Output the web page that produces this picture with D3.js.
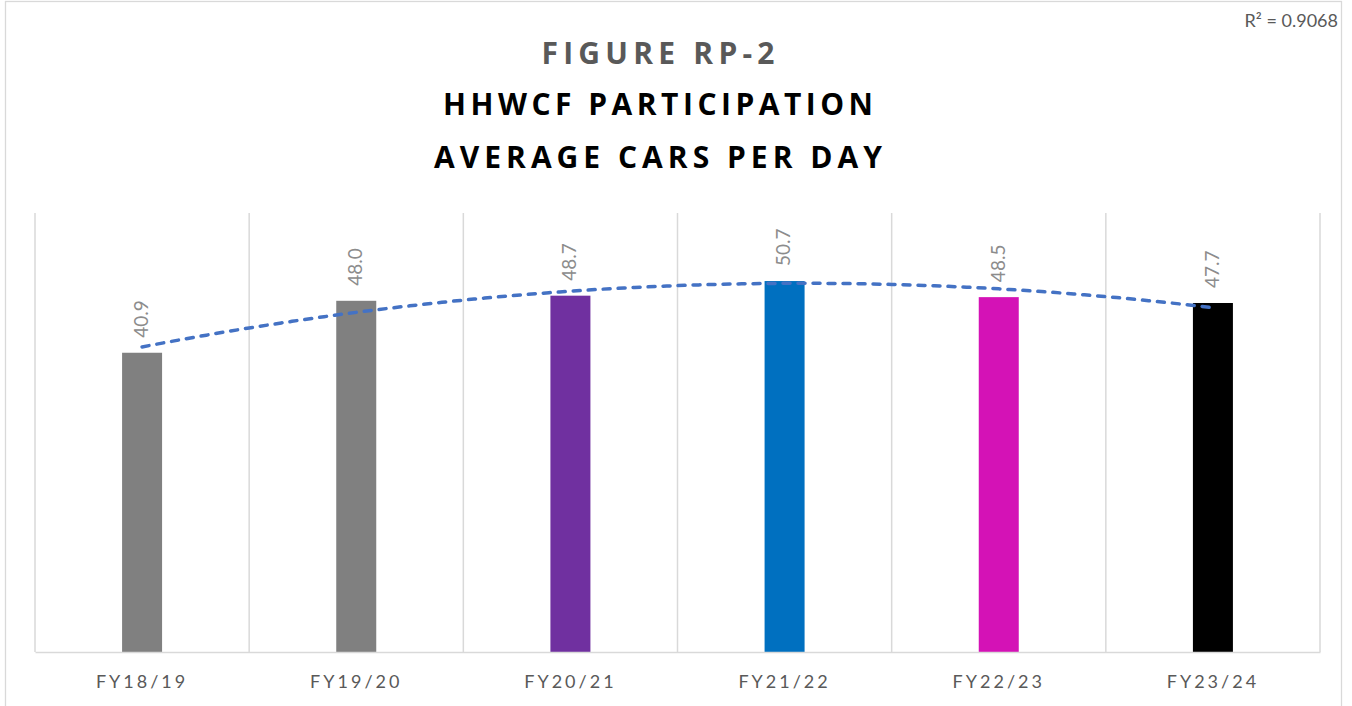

——————

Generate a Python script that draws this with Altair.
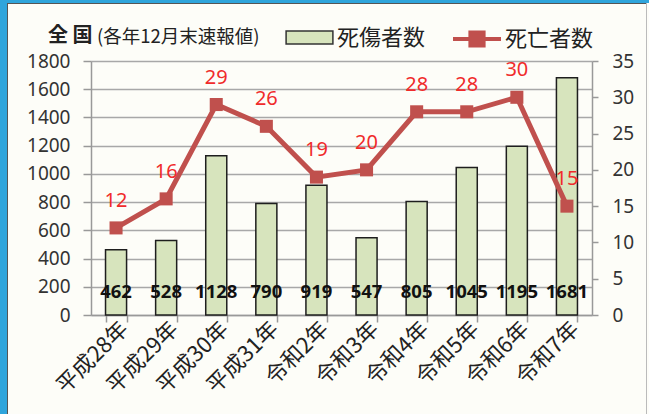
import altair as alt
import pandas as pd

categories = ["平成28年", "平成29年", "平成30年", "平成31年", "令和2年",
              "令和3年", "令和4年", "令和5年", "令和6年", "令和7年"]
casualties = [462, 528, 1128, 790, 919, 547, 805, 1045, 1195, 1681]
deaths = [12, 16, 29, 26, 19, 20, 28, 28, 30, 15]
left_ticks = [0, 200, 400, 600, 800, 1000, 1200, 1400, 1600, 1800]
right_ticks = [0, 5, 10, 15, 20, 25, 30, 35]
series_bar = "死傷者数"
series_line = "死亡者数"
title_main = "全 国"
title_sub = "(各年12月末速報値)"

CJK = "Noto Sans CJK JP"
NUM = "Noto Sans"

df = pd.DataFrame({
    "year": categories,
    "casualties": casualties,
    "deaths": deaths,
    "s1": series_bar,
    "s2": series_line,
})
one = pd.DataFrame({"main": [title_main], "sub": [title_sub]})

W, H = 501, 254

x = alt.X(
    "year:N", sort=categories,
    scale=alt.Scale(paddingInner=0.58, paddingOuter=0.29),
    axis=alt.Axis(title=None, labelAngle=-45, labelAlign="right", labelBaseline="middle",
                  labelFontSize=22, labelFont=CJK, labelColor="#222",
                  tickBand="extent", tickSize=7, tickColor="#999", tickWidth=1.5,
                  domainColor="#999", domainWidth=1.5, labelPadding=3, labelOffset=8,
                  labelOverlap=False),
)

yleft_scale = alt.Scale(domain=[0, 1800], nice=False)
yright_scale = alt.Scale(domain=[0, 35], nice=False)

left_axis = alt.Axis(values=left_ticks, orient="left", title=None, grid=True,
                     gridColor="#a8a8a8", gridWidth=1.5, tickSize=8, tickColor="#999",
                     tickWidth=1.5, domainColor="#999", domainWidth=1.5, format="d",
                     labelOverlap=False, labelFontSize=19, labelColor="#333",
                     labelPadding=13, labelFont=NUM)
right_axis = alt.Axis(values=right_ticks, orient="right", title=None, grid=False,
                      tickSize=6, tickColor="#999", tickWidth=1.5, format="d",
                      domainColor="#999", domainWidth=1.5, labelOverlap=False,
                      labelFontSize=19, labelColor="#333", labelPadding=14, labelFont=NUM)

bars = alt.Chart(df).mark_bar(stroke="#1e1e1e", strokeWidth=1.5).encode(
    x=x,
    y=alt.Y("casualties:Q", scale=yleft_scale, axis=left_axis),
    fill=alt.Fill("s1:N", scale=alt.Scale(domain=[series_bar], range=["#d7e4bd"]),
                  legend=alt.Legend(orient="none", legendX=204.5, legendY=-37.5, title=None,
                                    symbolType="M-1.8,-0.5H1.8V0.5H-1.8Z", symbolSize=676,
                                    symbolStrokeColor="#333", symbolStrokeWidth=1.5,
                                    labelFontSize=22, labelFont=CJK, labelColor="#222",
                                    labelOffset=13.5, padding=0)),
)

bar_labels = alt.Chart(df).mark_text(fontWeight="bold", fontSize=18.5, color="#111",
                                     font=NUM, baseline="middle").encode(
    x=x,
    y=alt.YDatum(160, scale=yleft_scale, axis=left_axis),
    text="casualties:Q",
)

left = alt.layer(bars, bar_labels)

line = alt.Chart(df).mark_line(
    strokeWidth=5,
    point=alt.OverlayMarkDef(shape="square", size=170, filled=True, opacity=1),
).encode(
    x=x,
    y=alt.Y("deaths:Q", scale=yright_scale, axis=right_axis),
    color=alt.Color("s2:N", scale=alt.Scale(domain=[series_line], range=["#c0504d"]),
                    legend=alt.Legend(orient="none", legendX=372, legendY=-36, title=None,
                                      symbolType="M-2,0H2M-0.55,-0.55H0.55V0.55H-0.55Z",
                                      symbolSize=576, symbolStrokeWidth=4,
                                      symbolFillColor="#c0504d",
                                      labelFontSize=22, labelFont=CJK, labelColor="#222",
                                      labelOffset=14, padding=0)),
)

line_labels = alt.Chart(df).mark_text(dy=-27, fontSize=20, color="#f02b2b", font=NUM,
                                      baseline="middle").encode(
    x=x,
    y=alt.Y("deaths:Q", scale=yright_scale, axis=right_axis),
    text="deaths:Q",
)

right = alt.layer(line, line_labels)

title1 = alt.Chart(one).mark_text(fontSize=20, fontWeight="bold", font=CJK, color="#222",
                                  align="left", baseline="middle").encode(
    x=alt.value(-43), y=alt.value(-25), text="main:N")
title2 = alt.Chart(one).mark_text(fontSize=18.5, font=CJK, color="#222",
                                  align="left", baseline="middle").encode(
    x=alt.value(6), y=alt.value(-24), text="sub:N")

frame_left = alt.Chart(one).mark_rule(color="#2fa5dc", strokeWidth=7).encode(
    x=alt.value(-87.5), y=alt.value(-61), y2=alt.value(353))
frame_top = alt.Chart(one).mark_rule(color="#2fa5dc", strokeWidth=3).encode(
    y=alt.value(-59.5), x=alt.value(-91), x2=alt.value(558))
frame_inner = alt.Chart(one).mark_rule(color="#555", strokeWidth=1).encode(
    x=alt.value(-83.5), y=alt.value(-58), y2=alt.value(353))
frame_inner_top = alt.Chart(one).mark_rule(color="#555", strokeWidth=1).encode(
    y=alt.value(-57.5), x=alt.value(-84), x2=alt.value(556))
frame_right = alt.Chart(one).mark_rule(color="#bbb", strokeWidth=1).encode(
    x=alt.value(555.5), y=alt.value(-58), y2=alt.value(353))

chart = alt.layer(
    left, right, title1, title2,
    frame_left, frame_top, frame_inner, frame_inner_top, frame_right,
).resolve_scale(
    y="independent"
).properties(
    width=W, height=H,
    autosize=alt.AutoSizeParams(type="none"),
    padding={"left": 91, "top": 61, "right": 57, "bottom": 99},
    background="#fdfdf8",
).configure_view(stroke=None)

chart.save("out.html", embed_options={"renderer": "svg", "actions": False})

——————

**Task objective:** Word for word, restate the lines beginning with the one that has "Generate a Python" and ending with the one that has "yright_scale = alt.Scale(domain=[0, 35], nice=False)". Keep both ends and skip any pictures.

**Exercise output:**
Generate a Python script that draws this with Altair.
import altair as alt
import pandas as pd

categories = ["平成28年", "平成29年", "平成30年", "平成31年", "令和2年",
              "令和3年", "令和4年", "令和5年", "令和6年", "令和7年"]
casualties = [462, 528, 1128, 790, 919, 547, 805, 1045, 1195, 1681]
deaths = [12, 16, 29, 26, 19, 20, 28, 28, 30, 15]
left_ticks = [0, 200, 400, 600, 800, 1000, 1200, 1400, 1600, 1800]
right_ticks = [0, 5, 10, 15, 20, 25, 30, 35]
series_bar = "死傷者数"
series_line = "死亡者数"
title_main = "全 国"
title_sub = "(各年12月末速報値)"

CJK = "Noto Sans CJK JP"
NUM = "Noto Sans"

df = pd.DataFrame({
    "year": categories,
    "casualties": casualties,
    "deaths": deaths,
    "s1": series_bar,
    "s2": series_line,
})
one = pd.DataFrame({"main": [title_main], "sub": [title_sub]})

W, H = 501, 254

x = alt.X(
    "year:N", sort=categories,
    scale=alt.Scale(paddingInner=0.58, paddingOuter=0.29),
    axis=alt.Axis(title=None, labelAngle=-45, labelAlign="right", labelBaseline="middle",
                  labelFontSize=22, labelFont=CJK, labelColor="#222",
                  tickBand="extent", tickSize=7, tickColor="#999", tickWidth=1.5,
                  domainColor="#999", domainWidth=1.5, labelPadding=3, labelOffset=8,
                  labelOverlap=False),
)

yleft_scale = alt.Scale(domain=[0, 1800], nice=False)
yright_scale = alt.Scale(domain=[0, 35], nice=False)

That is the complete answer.